## begin
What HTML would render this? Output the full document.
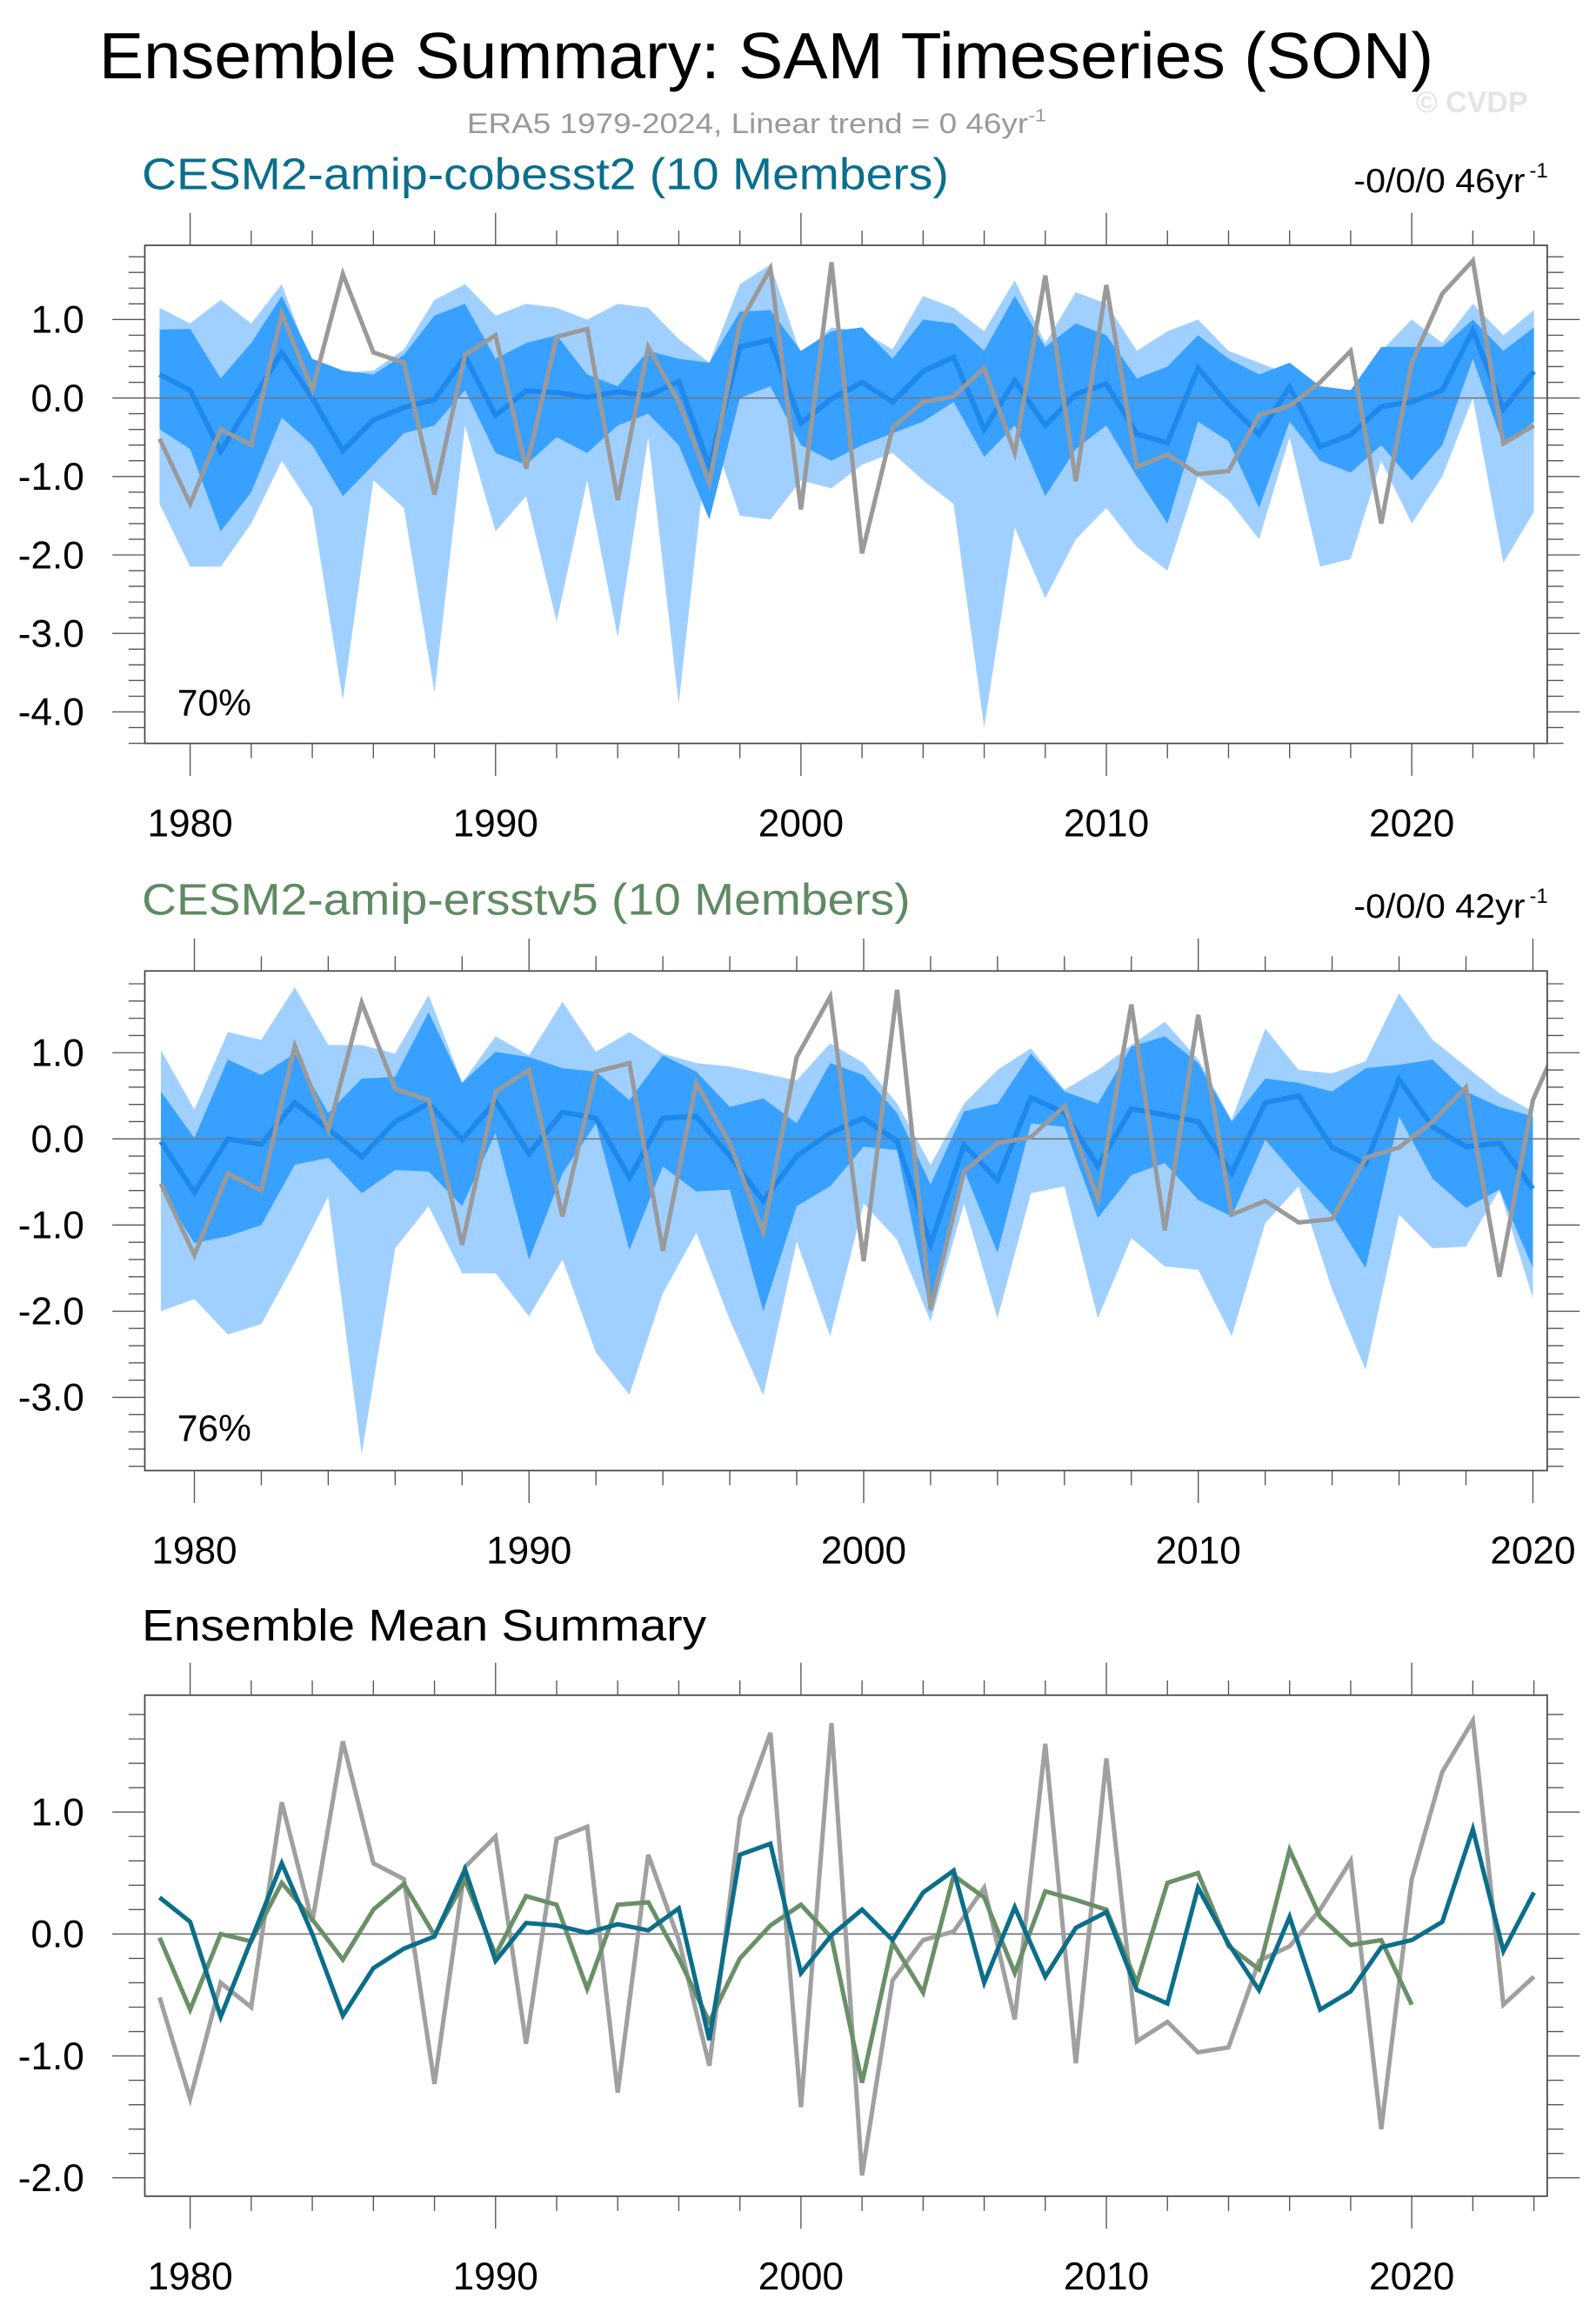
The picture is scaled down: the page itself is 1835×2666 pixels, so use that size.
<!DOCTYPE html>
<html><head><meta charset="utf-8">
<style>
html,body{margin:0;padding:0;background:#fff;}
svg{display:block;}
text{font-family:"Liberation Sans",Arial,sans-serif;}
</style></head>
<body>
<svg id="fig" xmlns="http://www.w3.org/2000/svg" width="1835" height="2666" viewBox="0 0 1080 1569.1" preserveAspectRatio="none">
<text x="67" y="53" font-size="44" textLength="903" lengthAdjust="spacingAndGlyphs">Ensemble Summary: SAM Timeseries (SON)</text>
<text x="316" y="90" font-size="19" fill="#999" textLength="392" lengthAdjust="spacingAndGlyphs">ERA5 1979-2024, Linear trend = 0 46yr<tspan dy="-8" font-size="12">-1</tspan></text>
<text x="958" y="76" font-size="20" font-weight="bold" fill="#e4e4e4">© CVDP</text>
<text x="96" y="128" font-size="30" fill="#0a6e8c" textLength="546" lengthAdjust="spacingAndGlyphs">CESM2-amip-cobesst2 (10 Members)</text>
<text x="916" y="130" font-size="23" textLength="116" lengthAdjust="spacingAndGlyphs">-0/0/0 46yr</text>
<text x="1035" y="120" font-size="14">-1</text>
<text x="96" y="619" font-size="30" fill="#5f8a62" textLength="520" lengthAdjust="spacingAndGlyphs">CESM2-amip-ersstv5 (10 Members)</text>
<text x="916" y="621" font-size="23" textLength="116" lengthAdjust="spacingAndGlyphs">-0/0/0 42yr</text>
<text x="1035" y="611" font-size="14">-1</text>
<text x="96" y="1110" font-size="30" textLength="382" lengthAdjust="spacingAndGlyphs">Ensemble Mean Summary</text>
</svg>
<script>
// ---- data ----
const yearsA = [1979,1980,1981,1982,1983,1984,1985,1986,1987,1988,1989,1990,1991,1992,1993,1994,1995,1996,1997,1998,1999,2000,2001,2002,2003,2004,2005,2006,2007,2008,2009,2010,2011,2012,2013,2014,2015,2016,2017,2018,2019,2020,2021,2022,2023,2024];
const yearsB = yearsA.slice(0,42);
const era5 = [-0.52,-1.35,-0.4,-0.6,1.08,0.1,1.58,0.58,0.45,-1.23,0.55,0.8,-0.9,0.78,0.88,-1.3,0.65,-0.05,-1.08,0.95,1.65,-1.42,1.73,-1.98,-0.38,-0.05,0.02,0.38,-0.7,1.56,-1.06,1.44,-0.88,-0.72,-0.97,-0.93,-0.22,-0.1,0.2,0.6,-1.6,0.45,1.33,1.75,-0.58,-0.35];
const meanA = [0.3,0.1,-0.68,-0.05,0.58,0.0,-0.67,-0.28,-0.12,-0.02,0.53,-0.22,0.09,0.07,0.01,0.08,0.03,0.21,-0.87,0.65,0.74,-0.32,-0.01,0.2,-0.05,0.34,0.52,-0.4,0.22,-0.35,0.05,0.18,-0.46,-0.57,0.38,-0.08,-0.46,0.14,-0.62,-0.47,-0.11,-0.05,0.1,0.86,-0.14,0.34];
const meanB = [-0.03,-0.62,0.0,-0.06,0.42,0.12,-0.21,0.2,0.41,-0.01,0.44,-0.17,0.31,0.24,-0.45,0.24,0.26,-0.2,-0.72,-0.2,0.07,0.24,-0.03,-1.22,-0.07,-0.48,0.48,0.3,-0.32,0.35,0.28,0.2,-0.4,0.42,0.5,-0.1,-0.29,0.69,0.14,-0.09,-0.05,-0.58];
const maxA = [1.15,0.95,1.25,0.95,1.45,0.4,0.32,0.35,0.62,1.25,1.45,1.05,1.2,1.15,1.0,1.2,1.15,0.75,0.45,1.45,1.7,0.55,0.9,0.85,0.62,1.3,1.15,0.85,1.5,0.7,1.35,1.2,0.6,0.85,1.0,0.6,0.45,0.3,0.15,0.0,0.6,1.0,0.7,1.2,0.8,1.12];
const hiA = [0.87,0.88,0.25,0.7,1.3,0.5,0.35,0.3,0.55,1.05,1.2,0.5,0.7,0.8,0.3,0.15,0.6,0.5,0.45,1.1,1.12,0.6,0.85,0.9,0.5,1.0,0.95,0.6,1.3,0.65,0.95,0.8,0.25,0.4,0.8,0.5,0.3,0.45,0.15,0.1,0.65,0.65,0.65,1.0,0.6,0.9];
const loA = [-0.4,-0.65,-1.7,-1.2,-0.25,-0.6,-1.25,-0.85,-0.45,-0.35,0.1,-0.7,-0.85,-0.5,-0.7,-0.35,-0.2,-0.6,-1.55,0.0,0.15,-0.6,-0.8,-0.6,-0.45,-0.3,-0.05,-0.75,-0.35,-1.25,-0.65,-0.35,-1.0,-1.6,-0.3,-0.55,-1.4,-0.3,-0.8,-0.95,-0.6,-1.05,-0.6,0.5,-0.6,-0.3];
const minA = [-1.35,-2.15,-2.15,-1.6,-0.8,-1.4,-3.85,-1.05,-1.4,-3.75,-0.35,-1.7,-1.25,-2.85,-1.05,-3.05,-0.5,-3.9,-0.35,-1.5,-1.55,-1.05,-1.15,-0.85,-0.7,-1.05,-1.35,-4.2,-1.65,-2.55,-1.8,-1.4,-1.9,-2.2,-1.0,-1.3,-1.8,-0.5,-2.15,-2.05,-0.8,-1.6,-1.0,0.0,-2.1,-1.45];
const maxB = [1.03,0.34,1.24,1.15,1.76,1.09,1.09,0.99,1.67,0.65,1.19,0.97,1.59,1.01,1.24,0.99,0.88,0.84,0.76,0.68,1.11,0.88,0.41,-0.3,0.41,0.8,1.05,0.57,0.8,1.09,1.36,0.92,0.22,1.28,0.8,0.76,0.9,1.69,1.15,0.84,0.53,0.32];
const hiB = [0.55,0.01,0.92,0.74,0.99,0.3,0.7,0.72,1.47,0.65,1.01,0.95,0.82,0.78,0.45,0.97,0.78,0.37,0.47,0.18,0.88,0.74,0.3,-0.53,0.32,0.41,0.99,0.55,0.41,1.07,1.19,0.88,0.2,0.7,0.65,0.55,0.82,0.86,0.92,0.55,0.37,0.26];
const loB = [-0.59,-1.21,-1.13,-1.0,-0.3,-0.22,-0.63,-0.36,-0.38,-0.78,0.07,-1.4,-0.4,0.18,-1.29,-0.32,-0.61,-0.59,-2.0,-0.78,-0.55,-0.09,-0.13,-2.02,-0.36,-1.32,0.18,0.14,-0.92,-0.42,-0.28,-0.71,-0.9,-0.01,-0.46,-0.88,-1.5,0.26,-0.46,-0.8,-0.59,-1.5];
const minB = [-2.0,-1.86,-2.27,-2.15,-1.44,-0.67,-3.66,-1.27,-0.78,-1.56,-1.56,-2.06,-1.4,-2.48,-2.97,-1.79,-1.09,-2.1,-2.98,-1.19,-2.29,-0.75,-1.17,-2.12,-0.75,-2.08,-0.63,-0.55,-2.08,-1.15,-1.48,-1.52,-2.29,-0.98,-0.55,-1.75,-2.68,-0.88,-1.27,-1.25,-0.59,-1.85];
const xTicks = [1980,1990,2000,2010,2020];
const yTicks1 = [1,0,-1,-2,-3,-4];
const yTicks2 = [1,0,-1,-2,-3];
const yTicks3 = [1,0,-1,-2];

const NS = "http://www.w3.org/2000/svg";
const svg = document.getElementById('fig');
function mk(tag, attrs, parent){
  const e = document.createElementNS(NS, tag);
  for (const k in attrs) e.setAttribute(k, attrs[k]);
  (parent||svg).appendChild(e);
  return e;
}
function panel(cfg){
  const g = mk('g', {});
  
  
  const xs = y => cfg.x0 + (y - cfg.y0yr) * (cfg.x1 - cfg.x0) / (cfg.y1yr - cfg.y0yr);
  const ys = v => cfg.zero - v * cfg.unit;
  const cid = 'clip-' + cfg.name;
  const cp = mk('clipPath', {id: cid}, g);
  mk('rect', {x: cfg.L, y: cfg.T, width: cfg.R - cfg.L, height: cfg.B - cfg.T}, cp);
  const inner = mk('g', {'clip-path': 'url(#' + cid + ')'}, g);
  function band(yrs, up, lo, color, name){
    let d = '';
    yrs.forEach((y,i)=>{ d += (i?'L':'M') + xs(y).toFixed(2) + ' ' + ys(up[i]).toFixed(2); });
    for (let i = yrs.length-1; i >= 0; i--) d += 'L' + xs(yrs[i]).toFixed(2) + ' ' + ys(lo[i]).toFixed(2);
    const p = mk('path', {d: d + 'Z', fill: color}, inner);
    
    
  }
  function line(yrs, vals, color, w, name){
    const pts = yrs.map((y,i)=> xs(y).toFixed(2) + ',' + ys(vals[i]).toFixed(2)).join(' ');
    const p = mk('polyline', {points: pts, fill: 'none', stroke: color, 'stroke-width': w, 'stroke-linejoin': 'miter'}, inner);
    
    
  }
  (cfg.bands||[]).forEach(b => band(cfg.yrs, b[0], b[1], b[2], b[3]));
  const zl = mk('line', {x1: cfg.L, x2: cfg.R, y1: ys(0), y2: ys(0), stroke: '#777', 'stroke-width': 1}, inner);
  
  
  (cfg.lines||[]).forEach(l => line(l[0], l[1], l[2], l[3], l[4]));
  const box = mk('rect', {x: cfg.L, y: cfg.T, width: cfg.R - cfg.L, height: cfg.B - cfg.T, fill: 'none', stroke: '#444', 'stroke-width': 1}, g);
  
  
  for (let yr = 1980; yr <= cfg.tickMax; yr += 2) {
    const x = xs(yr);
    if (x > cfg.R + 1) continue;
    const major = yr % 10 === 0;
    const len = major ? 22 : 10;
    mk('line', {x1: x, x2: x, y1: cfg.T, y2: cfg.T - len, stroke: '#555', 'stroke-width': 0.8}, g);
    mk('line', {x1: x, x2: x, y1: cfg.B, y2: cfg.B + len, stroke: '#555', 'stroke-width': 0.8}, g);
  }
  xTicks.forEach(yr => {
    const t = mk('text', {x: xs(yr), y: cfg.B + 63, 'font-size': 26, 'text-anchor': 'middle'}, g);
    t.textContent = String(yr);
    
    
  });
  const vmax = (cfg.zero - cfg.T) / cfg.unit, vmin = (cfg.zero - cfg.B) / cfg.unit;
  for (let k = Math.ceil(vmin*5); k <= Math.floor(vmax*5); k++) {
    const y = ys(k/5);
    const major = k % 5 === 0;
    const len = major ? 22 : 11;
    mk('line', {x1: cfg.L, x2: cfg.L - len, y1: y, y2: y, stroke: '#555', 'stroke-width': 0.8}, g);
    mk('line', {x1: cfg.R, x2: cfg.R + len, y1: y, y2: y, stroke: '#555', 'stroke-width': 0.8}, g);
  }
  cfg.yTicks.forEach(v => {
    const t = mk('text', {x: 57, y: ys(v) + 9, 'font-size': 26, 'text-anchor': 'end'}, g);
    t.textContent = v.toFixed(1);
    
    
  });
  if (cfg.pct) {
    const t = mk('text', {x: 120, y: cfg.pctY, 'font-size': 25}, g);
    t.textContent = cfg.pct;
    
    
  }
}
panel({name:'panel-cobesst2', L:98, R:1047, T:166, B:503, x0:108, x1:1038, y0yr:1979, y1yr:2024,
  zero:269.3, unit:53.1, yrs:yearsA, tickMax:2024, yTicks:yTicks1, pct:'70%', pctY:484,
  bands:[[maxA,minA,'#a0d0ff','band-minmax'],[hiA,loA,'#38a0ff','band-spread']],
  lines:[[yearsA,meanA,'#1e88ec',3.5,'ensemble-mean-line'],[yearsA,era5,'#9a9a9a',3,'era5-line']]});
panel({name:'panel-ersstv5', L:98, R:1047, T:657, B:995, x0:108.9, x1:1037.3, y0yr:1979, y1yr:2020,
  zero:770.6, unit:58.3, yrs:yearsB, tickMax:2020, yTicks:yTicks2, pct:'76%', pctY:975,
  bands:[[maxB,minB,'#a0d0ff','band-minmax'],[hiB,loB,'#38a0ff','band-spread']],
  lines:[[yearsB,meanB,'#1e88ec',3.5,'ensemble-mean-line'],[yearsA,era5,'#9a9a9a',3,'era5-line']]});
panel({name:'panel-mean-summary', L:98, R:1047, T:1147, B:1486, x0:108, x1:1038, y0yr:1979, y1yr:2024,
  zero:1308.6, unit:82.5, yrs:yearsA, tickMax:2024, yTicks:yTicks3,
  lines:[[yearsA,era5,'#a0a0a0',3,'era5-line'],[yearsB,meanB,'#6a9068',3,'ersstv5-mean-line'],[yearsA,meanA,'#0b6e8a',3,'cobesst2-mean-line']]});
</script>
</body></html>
## end
**DIRECTIONS FOR THIS TASK**.
Copy out every line that includes the word "document".

**PROBLEM SOLUTION**.
What HTML would render this? Output the full document.
const svg = document.getElementById('fig');
  const e = document.createElementNS(NS, tag);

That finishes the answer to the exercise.